Parmi les Oblats qui se sont illustrés, en Colombie-Britannique, comme missionnaires des Amérindiens, on ne peut oublier les noms de Paul Durieu, Jean-Marie Le Jacq, Georges Blanchet, Léon Fouquet et Casimir Chirouse. Le père Claude Bellot, o.m.i, qui a passé trente-six années de sa vie dans ces missions, est moins connu mais non moins méritant. Né en France, (Haute Loire) en 1874, il arrive dans l’île Victoria en 1901 et sillonne la plupart des missions de la région, ayant le bonheur de faire connaître Dieu à ces «enfants des bois». D’une plume alerte, il nous a laissé des récits captivants de ses rencontres avec les Amérindiens. Voici, par exemple, les déboires d’un vieux qui cherche à se marier.

Nessait rend visite au lac Babine
Ayant entendu dire que Mgr Augustin Dontenwill, o.m.i., évêque de New Westminster, était de passage au lac Babine, Nessait, âgé de cinquante-cinq ans, avait franchi 250 kilomètres, à travers la forêt, pour voir le «grand priant». Cet incroyant visitait pour la première fois une mission catholique. Son étonnement fut à son comble lorsqu’il entra dans l’église pour la prière commune. Tout était si propre en comparaison de sa maison et les chants étaient si beaux! Puis, quand il entendit parler du Bon Dieu de la «terre d’en haut» et de sa Mère du ciel, ce fut une révélation pour cet homme qui n’avait jusqu’ici entendu parler que de peaux de castors, de fusils et de chasse. Le même soir donc, son nom fut inscrit dans le registre des catéchumènes. En moins d’une semaine, il savait parfaitement son catéchisme, assez du moins pour recevoir le baptême.

Nessait désire se marier

Deux jours avant notre départ, ajoute le père Bellot, Nessait vint me trouver. Il avait un air mystérieux. Après un moment de silence, il me montra ses mocassins passablement usés. «Père, dit-il enfin, vois comme je fais pitié. Je suis vieux… je voudrais bien me marier car j’ai besoin de prendre une femme pour faire mes mocassins.» Je l’encourageais de mon mieux et l’engageais de faire un choix parmi les «perles» de l’endroit.

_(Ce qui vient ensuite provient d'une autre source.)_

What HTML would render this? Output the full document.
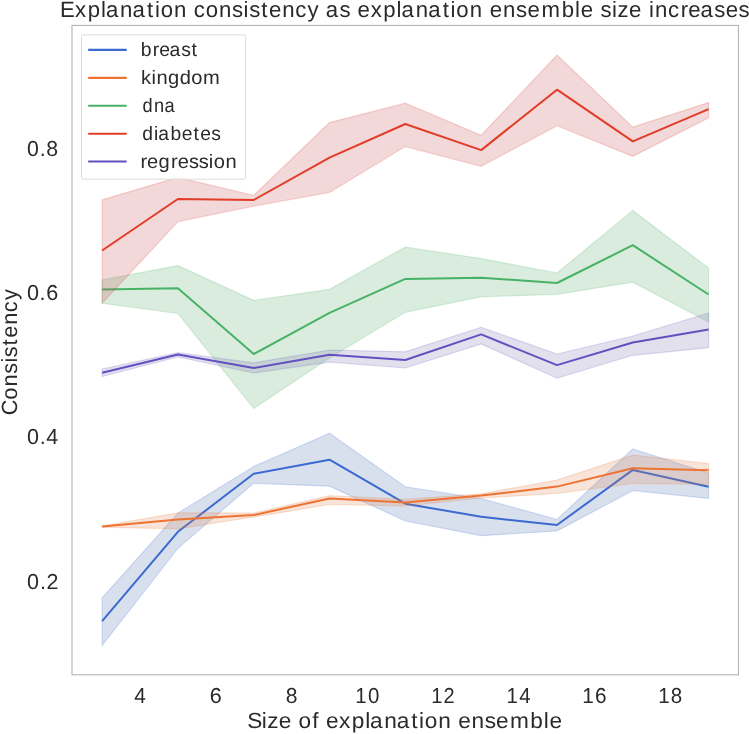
<!DOCTYPE html>
<html><head><meta charset="utf-8"><style>
html,body{margin:0;padding:0;background:#fff;}
body{width:749px;height:734px;overflow:hidden;}
svg{display:block;will-change:transform;}
text{font-family:"Liberation Sans", sans-serif;fill:#2a2a2a;}
</style></head><body>
<svg width="749" height="734" viewBox="0 0 749 734" text-rendering="geometricPrecision">
<rect x="0" y="0" width="749" height="734" fill="#fff"/>
<polygon points="102.1,597.8 177.9,513.1 253.7,466.5 329.5,433.2 405.3,486.8 481.2,498.5 557.0,519.4 632.8,449.0 708.6,473.0 708.6,498.4 632.8,490.6 557.0,530.9 481.2,535.7 405.3,521.0 329.5,486.2 253.7,483.3 177.9,548.3 102.1,645.5" fill="#4c72b0" fill-opacity="0.22" stroke="#3a6ad0" stroke-opacity="0.2" stroke-width="1.2"/>
<polyline points="102.1,621.2 177.9,531.8 253.7,473.8 329.5,459.7 405.3,503.7 481.2,516.8 557.0,525.0 632.8,469.9 708.6,486.7" fill="none" stroke="#3a6ad0" stroke-width="2.0" stroke-linejoin="round" stroke-linecap="butt"/>
<polygon points="102.1,526.0 177.9,512.8 253.7,513.0 329.5,495.7 405.3,499.3 481.2,493.8 557.0,480.1 632.8,455.1 708.6,463.5 708.6,484.5 632.8,483.3 557.0,493.5 481.2,498.0 405.3,506.0 329.5,504.5 253.7,517.0 177.9,528.8 102.1,527.2" fill="#dd8452" fill-opacity="0.22" stroke="#ee7332" stroke-opacity="0.2" stroke-width="1.2"/>
<polyline points="102.1,526.6 177.9,519.6 253.7,515.0 329.5,498.6 405.3,502.6 481.2,495.6 557.0,486.6 632.8,468.2 708.6,470.2" fill="none" stroke="#ee7332" stroke-width="2.0" stroke-linejoin="round" stroke-linecap="butt"/>
<polygon points="102.1,279.9 177.9,265.6 253.7,300.3 329.5,289.3 405.3,247.0 481.2,258.6 557.0,272.9 632.8,210.4 708.6,268.1 708.6,322.0 632.8,282.2 557.0,294.3 481.2,296.8 405.3,312.3 329.5,358.0 253.7,408.5 177.9,313.5 102.1,303.3" fill="#55a868" fill-opacity="0.22" stroke="#47b265" stroke-opacity="0.2" stroke-width="1.2"/>
<polyline points="102.1,289.6 177.9,288.2 253.7,354.0 329.5,312.9 405.3,278.9 481.2,277.7 557.0,283.0 632.8,245.2 708.6,294.5" fill="none" stroke="#47b265" stroke-width="2.0" stroke-linejoin="round" stroke-linecap="butt"/>
<polygon points="102.1,199.8 177.9,177.3 253.7,195.4 329.5,122.6 405.3,103.2 481.2,135.2 557.0,55.1 632.8,127.1 708.6,102.6 708.6,117.8 632.8,156.4 557.0,125.8 481.2,166.3 405.3,146.6 329.5,192.5 253.7,206.1 177.9,221.7 102.1,303.3" fill="#c44e52" fill-opacity="0.22" stroke="#e23c28" stroke-opacity="0.2" stroke-width="1.2"/>
<polyline points="102.1,250.5 177.9,199.0 253.7,200.0 329.5,157.6 405.3,124.0 481.2,150.1 557.0,89.7 632.8,141.3 708.6,109.2" fill="none" stroke="#e23c28" stroke-width="2.0" stroke-linejoin="round" stroke-linecap="butt"/>
<polygon points="102.1,369.0 177.9,352.7 253.7,362.9 329.5,350.0 405.3,351.8 481.2,327.3 557.0,354.0 632.8,336.0 708.6,313.0 708.6,347.7 632.8,355.3 557.0,378.2 481.2,343.9 405.3,368.0 329.5,362.1 253.7,373.0 177.9,356.8 102.1,376.5" fill="#8172b3" fill-opacity="0.22" stroke="#6350c0" stroke-opacity="0.2" stroke-width="1.2"/>
<polyline points="102.1,372.7 177.9,354.5 253.7,368.0 329.5,354.8 405.3,360.0 481.2,334.4 557.0,365.1 632.8,342.5 708.6,329.4" fill="none" stroke="#6350c0" stroke-width="2.0" stroke-linejoin="round" stroke-linecap="butt"/>
<rect x="72" y="25.43" width="666.45" height="649.37" fill="none" stroke="#b4b4b4" stroke-width="1.1"/>
<rect x="81.5" y="34.9" width="164.1" height="144.3" rx="1.5" ry="1.5" fill="#ffffff" fill-opacity="0.8" stroke="#dcdcdc" stroke-width="1"/>
<line x1="88.2" y1="49.9" x2="126.7" y2="49.9" stroke="#3a6ad0" stroke-width="2.1"/>
<line x1="88.2" y1="77.9" x2="126.7" y2="77.9" stroke="#ee7332" stroke-width="2.1"/>
<line x1="88.2" y1="105.8" x2="126.7" y2="105.8" stroke="#47b265" stroke-width="2.1"/>
<line x1="88.2" y1="133.7" x2="126.7" y2="133.7" stroke="#e23c28" stroke-width="2.1"/>
<line x1="88.2" y1="161.5" x2="126.7" y2="161.5" stroke="#6350c0" stroke-width="2.1"/>
<text transform="translate(0,17.00) scale(0.9989,1)" x="60.15 75.09 87.74 101.05 106.05 120.21 132.67 147.23 155.07 160.85 174.19 186.54 193.94 205.97 219.31 232.37 243.84 249.42 261.43 269.19 282.53 295.49 307.93 319.03 326.16 339.83 350.93 358.02 371.06 383.72 397.03 402.03 416.19 428.65 443.21 451.04 456.83 470.17 482.51 490.29 503.62 516.68 528.08 541.99 562.31 575.63 581.50 593.84 601.14 612.62 618.20 629.68 642.03 649.68 655.74 668.70 681.48 689.12 701.39 715.06 726.46 739.32" y="0" font-size="22.2">Explanation consistency as explanation ensemble size increases</text>
<text transform="translate(0,728.40) scale(1.0283,1)" x="240.34 254.61 259.97 271.12 283.36 290.42 303.74 309.85 317.09 329.78 342.07 355.08 359.86 373.63 385.74 399.96 407.59 413.14 426.10 438.34 445.66 458.62 471.33 482.39 495.86 515.67 528.68 534.32" y="0" font-size="22.0">Size of explanation ensemble</text>
<text transform="translate(0,155.70) scale(0.9813,1)" x="27.65 40.41 47.15" y="0" font-size="21.7">0.8</text>
<text transform="translate(0,300.00) scale(0.9949,1)" x="27.10 39.77 46.40" y="0" font-size="21.7">0.6</text>
<text transform="translate(0,444.30) scale(0.9916,1)" x="27.17 39.99 46.77" y="0" font-size="21.7">0.4</text>
<text transform="translate(0,588.60) scale(0.9925,1)" x="27.33 40.30 46.97" y="0" font-size="21.7">0.2</text>
<text transform="translate(0,56.10) scale(0.9956,1)" x="141.45 153.40 159.88 170.35 182.06 192.38" y="0" font-size="19.5">breast</text>
<text transform="translate(0,84.20) scale(1.0317,1)" x="136.70 146.93 151.80 162.94 174.23 185.42 196.86" y="0" font-size="19.5">kingdom</text>
<text transform="translate(0,112.10) scale(0.9326,1)" x="152.82 165.18 176.40" y="0" font-size="19.5">dna</text>
<text transform="translate(0,140.00) scale(0.9893,1)" x="143.86 155.67 159.94 172.29 183.76 195.70 202.38 213.53" y="0" font-size="19.5">diabetes</text>
<text transform="translate(0,168.10) scale(1.0303,1)" x="136.32 142.74 153.93 166.03 172.46 183.40 192.84 202.67 207.47 218.79" y="0" font-size="19.5">regression</text>
<text transform="translate(0,702.90) scale(0.9620,1)" x="139.58" y="0" font-size="21.7">4</text>
<text transform="translate(0,702.90) scale(0.9955,1)" x="210.69" y="0" font-size="21.7">6</text>
<text transform="translate(0,702.90) scale(0.9723,1)" x="293.92" y="0" font-size="21.7">8</text>
<text transform="translate(0,702.90) scale(0.9414,1)" x="377.46 390.95" y="0" font-size="21.7">10</text>
<text transform="translate(0,702.90) scale(0.9230,1)" x="467.16 480.63" y="0" font-size="21.7">12</text>
<text transform="translate(0,702.90) scale(0.9420,1)" x="537.64 551.11" y="0" font-size="21.7">14</text>
<text transform="translate(0,702.90) scale(0.9584,1)" x="607.52 620.77" y="0" font-size="21.7">16</text>
<text transform="translate(0,702.90) scale(0.9466,1)" x="695.30 708.72" y="0" font-size="21.7">18</text>
<g transform="translate(16.7,0) rotate(-90)"><text transform="translate(0,0.00) scale(0.9857,1)" x="-421.26 -405.44 -392.21 -379.26 -367.89 -362.35 -350.44 -342.74 -329.51 -316.66 -304.33" y="0" font-size="22.0">Consistency</text></g>
</svg>
</body></html>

Il en désigna une, laide à faire peur, ratatinée comme une pomme sèche. Peut-être a-t-il raison, pensai-je en moi-même, si elle peut lui faire des mocassins. Sur mon conseil donc, Nessait alla sonder les intentions de sa future moitié. Il revint le soir même, hélas! avec une figure abattue. Après un long silence, j’appris que l’élue de son cœur voulait bien se marier avec lui pour avoir du thé, de la farine et de la viande de chevreuil, mais qu’elle était incapable de faire des mocassins parce qu’elle ne voyait plus assez clair, devenue presque aveugle! Naturellement, j’engageai le pauvre homme à chercher ailleurs.

Il trouve enfin
Le lendemain, Nessait revint tout rayonnant. «Il va avoir ses mocassins», pensais-je. En effet, il avait trouvé une femme pour lui faire les chaussures tant désirées. Et qui donc? La même vieille qui, hier encore, se disait aveugle, ni plus ni moins. Aujourd’hui, elle pouvait voir un peu, un tout petit peu, juste assez pour faire une paire de mocassins. La seule condition qu’elle mettait au mariage, était que Nessait fît durer ses mocassins le plus longtemps possible, car elle ne voulait pas travailler trop longtemps… Elle voulait bien mourir, mais de vieil âge seulement et non de surmenage. Nessait promit tout pour ne rien tenir et eut sa vieille.

Morale de ce récit
«Autrefois, conclut le père Bellot, j’avais lu quelque part que l’on demande quatre choses à une femme avant de se marier: que la vertu habite dans son cœur, que la modestie brille sur son front, que la douceur découle de ses lèvres et que le travail occupe ses mains. Nessait, lui, m’a prouvé qu’une seule chose est nécessaire à une femme: savoir faire des mocassins.»